Liudprand wrote Antapodosis about 960. It circulated widely. This work is now known in whole or in part in 19 manuscripts. The earliest, Munchen, Bayerische Staatsbibliothek, Clm 6388 (Freising manuscript), dates from the second half of the tenth century. This manuscript belonged to Abraham, the late-tenth-century bishop of Freising. It apparently contains Liudprand’s own handwriting.

The Latin text names the Italian leader Tedbald. Squatriti identifies him as Tedald, who died in 936 and was appointed military leader (margrave) by King Hugh of Arles in 929. Squatriti (2007) p. 145, n. 18. I follow Squatriti in referring to the Italian military leader as Tedald rather than Tedbald.

Liudprand, also spelled Liutprand, was a scholar, a court official, and bishop of Cremona. He lived from about 920 to 972. Liudprand was born into an elite Lombard family and became part of the household of Italian King Hugh of Arles at a young age. Berenger II, an Italian potentate, sent Liudprand in 949 on a diplomatic mission to the Byzantine Emperor Constantine VII Porphyrogenitus in Constantinople. Liudprand subsequently served the German King Otto I.

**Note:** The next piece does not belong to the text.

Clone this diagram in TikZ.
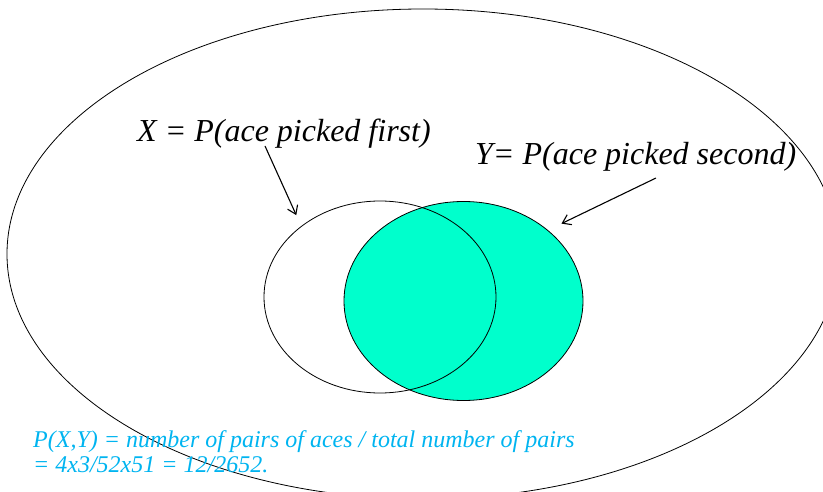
\documentclass[tikz,border=0pt]{standalone}
\usepackage{fontspec}
\setmainfont{LiberationSerif}[Extension=.ttf, UprightFont=*-Regular, ItalicFont=*-Italic, BoldFont=*-Bold]
\usetikzlibrary{shapes.geometric,arrows.meta}
\definecolor{setfill}{RGB}{0,255,204}
\definecolor{notecol}{RGB}{0,180,240}
\begin{document}
\begin{tikzpicture}[
    x=1pt, y=-1pt,
    >={Straight Barb[length=8pt,width=11pt]},
    set/.style={
        draw,
        ellipse,
        inner sep=0pt,
        line width=0.8pt
    },
    lab/.style={
        font=\fontsize{32}{38}\selectfont\itshape,
        inner sep=0pt,
        anchor=base west
    },
    arr/.style={->, line width=1.1pt}
]
    \useasboundingbox (0,0) rectangle (823,492);
    \clip (0,0) rectangle (823,492);

    % Sample space
    \node[set, minimum width=832pt, minimum height=490pt] (omega) at (423,254) {};

    % Events
    \node[set, fill=setfill, minimum width=239pt, minimum height=199pt] (yset) at (463.5,301) {};
    \node[set, minimum width=232pt, minimum height=192pt] (xset) at (380,297) {};

    % Labels
    \node[lab] (xlab) at (137,142) {X = P(ace picked first)};
    \node[lab] (ylab) at (475,165) {Y= P(ace picked second)};

    % Arrows label -> event
    \coordinate (xfrom) at (265,146);
    \coordinate (yfrom) at (656,178);
    \draw[arr, shorten >=12pt] (xfrom) -- (xset.138.5);
    \draw[arr, shorten >=15pt] (yfrom) -- (yset.40);

    % Joint probability
    \node[
        inner sep=0pt,
        anchor=base west,
        align=left,
        text=notecol,
        font=\fontsize{24}{25}\selectfont\itshape
    ] (pxy) at (33,472) {P(X,Y) = number of pairs of aces / total number of pairs\\= 4x3/52x51 = 12/2652.};

\end{tikzpicture}
\end{document}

On his mission to Constantinople, Liudprand presented Emperor Constantine with many expensive gifts. These gifts included:

four carzimasia slaves, to this emperor the most precious of all these things. For the Greeks {Byzantines} call a child-eunuch, with testicles and penis cut off, a carzimasium. The merchants of Verdun do this on account of the immense profit they can make, and they are accustomed to bring them to Spain.

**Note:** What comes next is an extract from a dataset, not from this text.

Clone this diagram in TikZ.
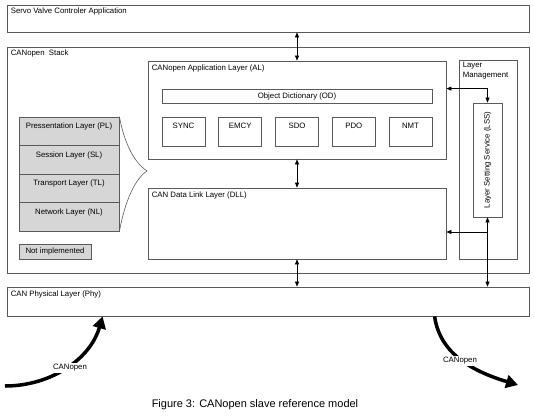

{ mancipia IIIIor carzimasia; imperatori nominatis omnibus preciosiora. Carzimasium autem Greci vocant amputatis virilibus et virga puerum eunuchum; quod Verdunenses mercatores ob inmensum lucrum facere et in Hispaniam ducere solent. }

Antapodosis 6.6. Castration culture has had a terrible effect on boys and men throughout history.

Liudprand himself disparaged eunuchs. He stated that the Byzantine emperor put a eunuch at the head of the Byzantine army. Liudprand referred to that eunuch as:

a sort of man — I called him “sort of” since he ceased to be male and did not become a woman

{ hominem quandam — sed quandam eo dixi, quia mas esse desiit, mulier fieri nequit }

Relatio de Legatione Constantinopolitana {Embassy} 29, Latin text from Chiesa (1998), English trans. (adapted slightly) from Squatriti. See also Relatio 63, which refers to a eunuch-bishop as a capon (castrated rooster) and a caupon (innkeeper). Neither situation was in accordance with canon law.

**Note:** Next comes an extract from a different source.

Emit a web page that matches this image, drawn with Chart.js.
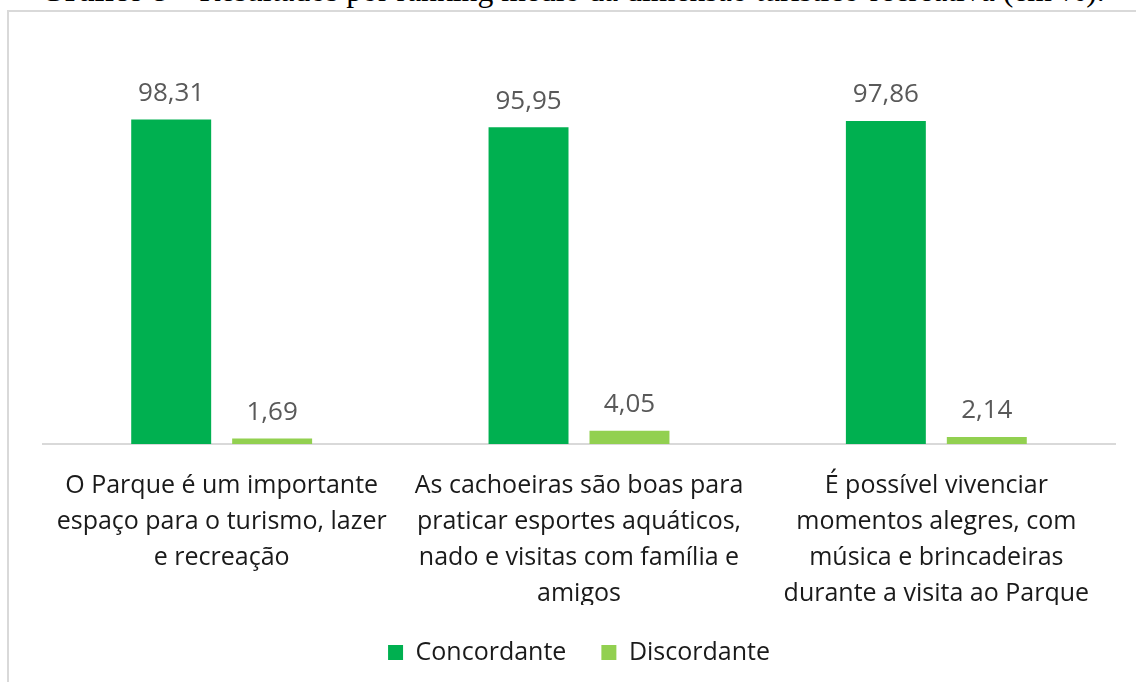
<!DOCTYPE html>
<html>
<head>
<meta charset="utf-8">
<script src="https://cdn.jsdelivr.net/npm/chart.js@4.4.0/dist/chart.umd.min.js"></script>
<style>
  html, body { margin: 0; padding: 0; background: #fff; }
  body { width: 1136px; height: 682px; position: relative; overflow: hidden; }
  #frame { position: absolute; left: 7px; top: 10px; width: 1200px; height: 800px; border: 2px solid #d9d9d9; box-sizing: border-box; }
  #title { position: absolute; left: 40px; top: -20px; white-space: nowrap; font-family: "Liberation Serif", "Times New Roman", serif; font-size: 28px; line-height: 28px; color: #000; }
  #title b { font-weight: bold; }
  #wrap { position: absolute; left: 0; top: 0; width: 1136px; height: 682px; }
</style>
</head>
<body>
<div id="frame"></div>
<div id="title"><b>Gráfico 8 –</b> Resultados por ranking médio da dimensão turístico-recreativa (em %).</div>
<div id="wrap"><canvas id="c" width="1136" height="682"></canvas></div>
<script>
const categories = [
  ["O Parque é um importante", "espaço para o turismo, lazer", "e recreação"],
  ["As cachoeiras são boas para", "praticar esportes aquáticos,", "nado e visitas com família e", "amigos"],
  ["É possível vivenciar", "momentos alegres, com", "música e brincadeiras", "durante a visita ao Parque"]
];
const seriesNames = ["Concordante", "Discordante"];
const concordante = [98.31, 95.95, 97.86];
const discordante = [1.69, 4.05, 2.14];

// fit title width
(function(){
  const t = document.getElementById('title');
  const w = t.getBoundingClientRect().width;
  const target = 1065;
  const fs = 28 * target / w;
  t.style.fontSize = fs + 'px';
  t.style.lineHeight = fs + 'px';
  t.style.top = (3 - fs * 0.89) + 'px';
})();

const FONT = "'Open Sans', sans-serif";

const labelPlugin = {
  id: 'valueLabels',
  afterDatasetsDraw(chart) {
    const ctx = chart.ctx;
    ctx.save();
    ctx.font = "26px " + FONT;
    ctx.fillStyle = '#595959';
    ctx.textAlign = 'center';
    ctx.textBaseline = 'middle';
    chart.data.datasets.forEach((ds, i) => {
      const meta = chart.getDatasetMeta(i);
      meta.data.forEach((bar, j) => {
        const txt = ds.data[j].toFixed(2).replace('.', ',');
        ctx.fillText(txt, bar.x, bar.y - 26);
      });
    });
    ctx.restore();
  }
};

new Chart(document.getElementById('c'), {
  type: 'bar',
  data: {
    labels: categories,
    datasets: [
      { label: seriesNames[0], data: concordante, backgroundColor: '#00B050', borderWidth: 0 },
      { label: seriesNames[1], data: discordante, backgroundColor: '#92D050', borderWidth: 0 }
    ]
  },
  options: {
    responsive: false,
    animation: false,
    devicePixelRatio: 1,
    categoryPercentage: 0.565,
    barPercentage: 0.792,
    layout: { padding: { left: 43, right: 21, top: 114, bottom: 17 } },
    plugins: {
      tooltip: { enabled: false },
      legend: {
        display: true,
        position: 'bottom',
        maxHeight: 60,
        labels: {
          boxWidth: 15, boxHeight: 15, padding: 35,
          color: '#1a1a1a',
          font: { family: FONT, size: 25 }
        }
      }
    },
    scales: {
      x: {
        grid: { display: false, drawTicks: false },
        border: { display: true, color: '#d9d9d9', width: 2 },
        ticks: {
          color: '#1a1a1a',
          padding: 24,
          maxRotation: 0,
          autoSkip: false,
          font: { family: FONT, size: 25, lineHeight: 1.44 }
        },
        afterFit(scale) { scale.height = 161; }
      },
      y: {
        display: false,
        min: 0, max: 100,
        beginAtZero: true
      }
    }
  },
  plugins: [labelPlugin]
});
</script>
</body>
</html>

[2] Antapodosis 4.10. The narrative arc implies that the sortie was subsequent to Tedald’s first, mocking reference to castrating men and creating desired eunuchs. The subsequent four quotes concerning the wife saving her husband from castration are from id. On women’s mourning rituals in ancient Greece, Dillon (2003) Ch. 9.

[3] The term orchida is a rare Latin term for testicles. Pliny, Natural History 26.62.95 observes:

But very high on the list of wonders is the plant orchis, or serapias, which has the leaves of leek, a stem a span high, and a purple flower. The root has two tubers, like testicles, so that the larger, or, as some put it, the thinner, taken in water excites desire; the smaller, or softer, taken in goat’s milk checks it.

{ Sed inter pauca mirabilis est orchis herba sive serapias, foliis porri, caule palmeo, flore purpureo, gemina radice testiculis simili, ita ut maior sive, ut aliqui dicunt, tenuior ex aqua pota excitet libidinem, minor sive mollior e lacte caprino inhibeat. }

Liudprand added to orchida the interlinear gloss testiculos. Squatriti (2007) p. 147, n. 23.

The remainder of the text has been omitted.